Some time ago, the U.S. Federal Reserve began raising interest rates as a way to calm soaring inflation, though such a move also means that consumers are going to pay more on loans. As a result, purchasing a vehicle in that manner has gotten substantially more expensive, and it remains unclear if the Fed plans to continue raising rates over the coming months. Now, Ford Credit has purchased a considerable chunk of corporate bonds amid what are some of the highest yields in decades, according to Market Watch, a move that comes shortly after FoMoCo’s financing arm announced some executive shakeups and saw its credit rating rise to investment grade status.
Ford Credit was one of around a dozen companies – including Toyota, Duke Energy Corp., and Deere & Co. – that kicked off the new year by raising a collective $26.5 billion via corporate bond purchases, according to Informa Global Markets.
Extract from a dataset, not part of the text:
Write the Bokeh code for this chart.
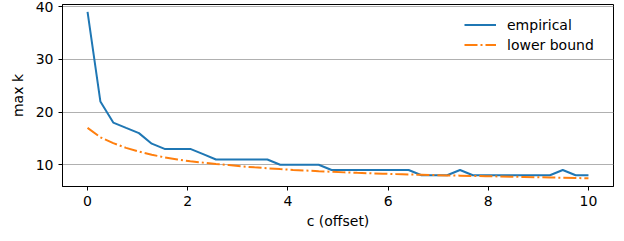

Such a move is par for the course, as many companies do precisely this at the start of every new year, but 2024 looks a bit different thus far given extremely favorable yields.
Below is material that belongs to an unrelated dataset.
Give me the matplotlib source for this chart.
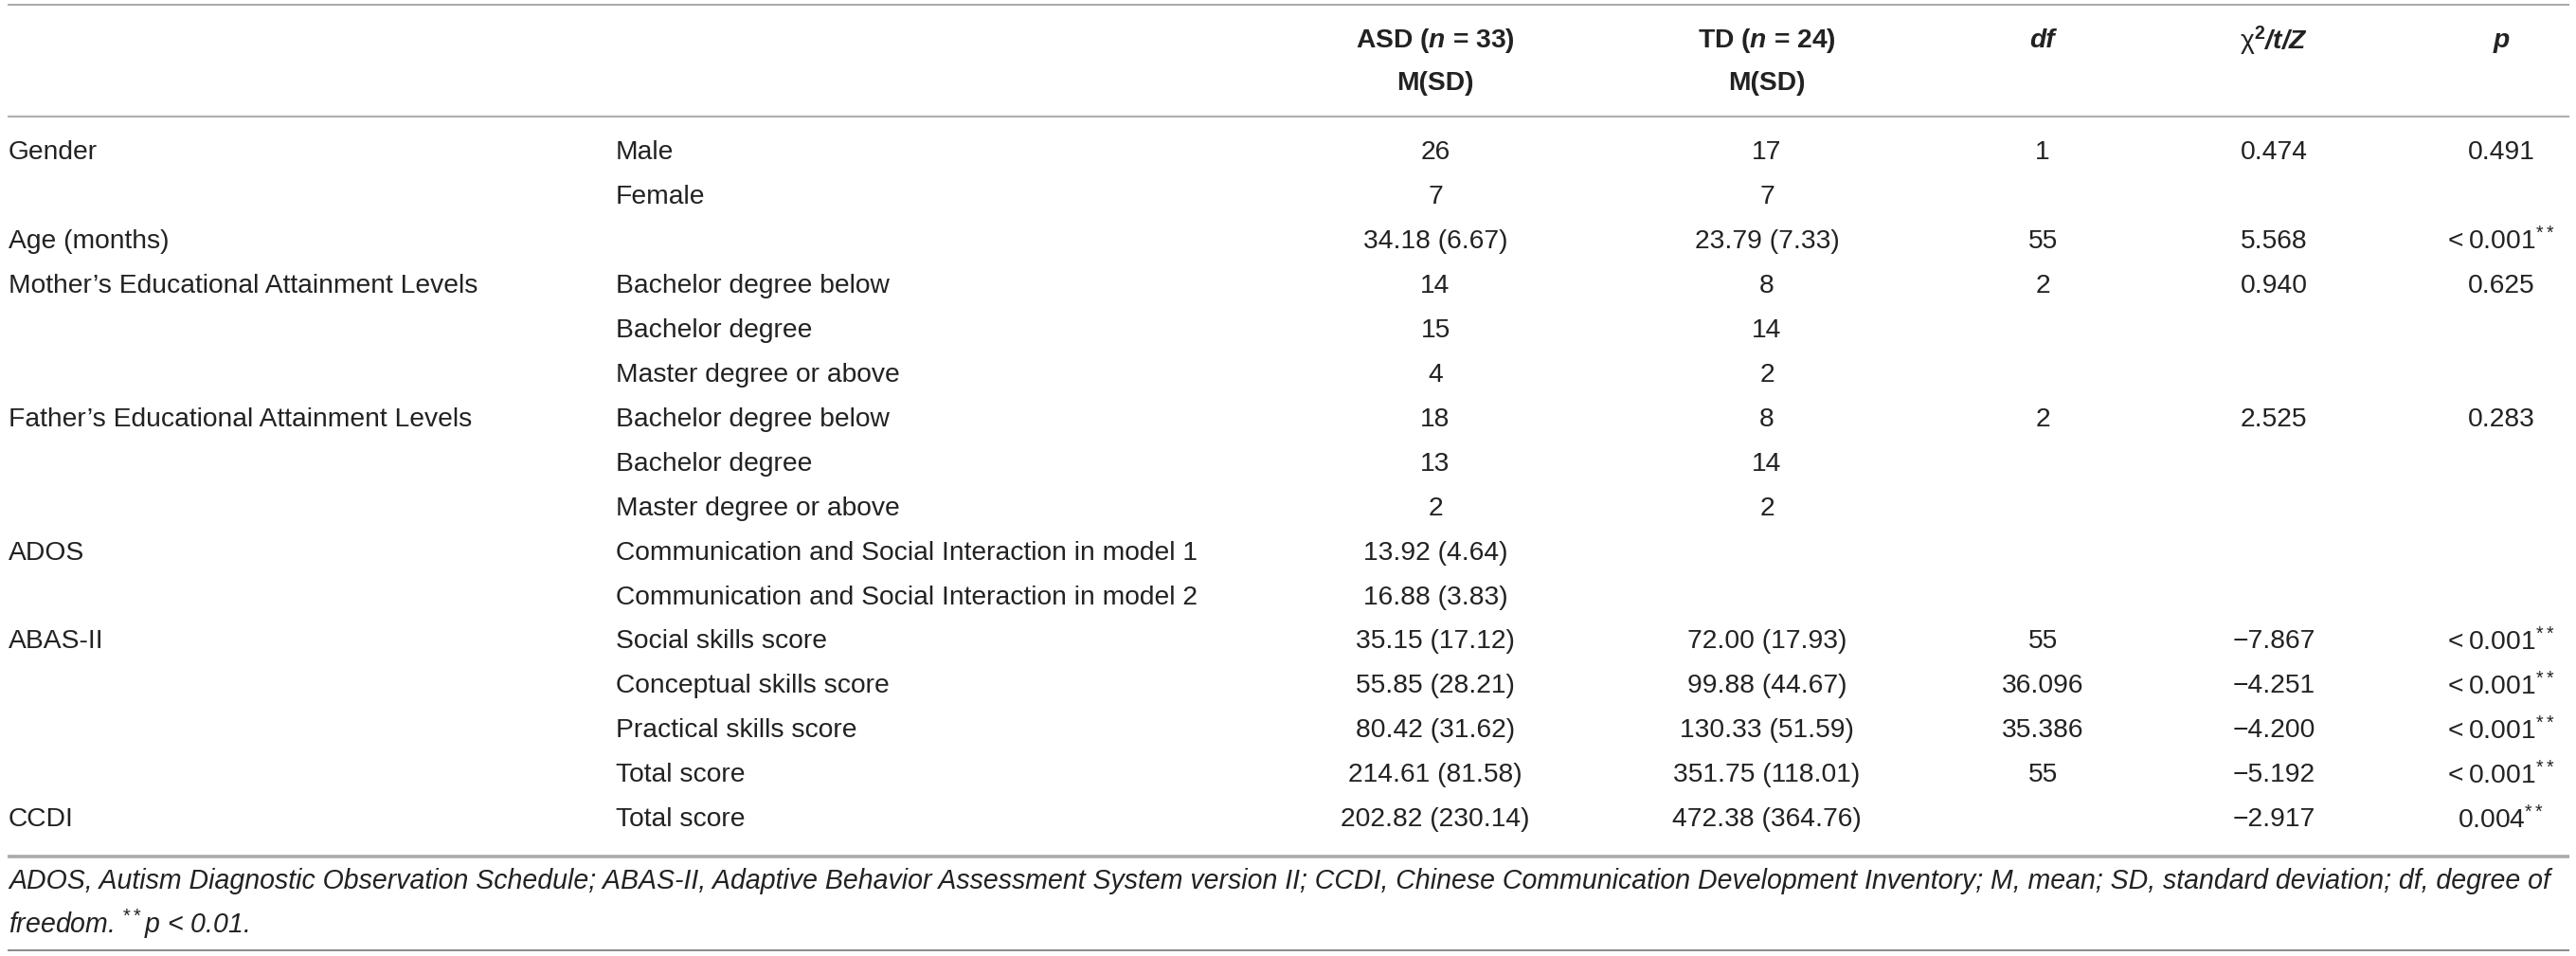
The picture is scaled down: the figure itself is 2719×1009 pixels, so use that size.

It is worth pointing out that these same rates peaked back in October, and just last month, the Fed signaled that it may be done raising them altogether, and in fact, rate cuts may be on the table for the near future. According to some analysts, this may have motivated some to take advantage of higher rates before that happens, which could pay off in a big way even if the Fed does in fact decide to trim back interest rates this year.
“The one mistake I would say people are probably making is the continued bet on either T-bills, CDs or bank deposits,” said Phillip Toews, chief executive officer and co-portfolio manager at Toews Asset Management. “People need to be more optimistic about the opportunities in bonds and not be married to money markets right now.”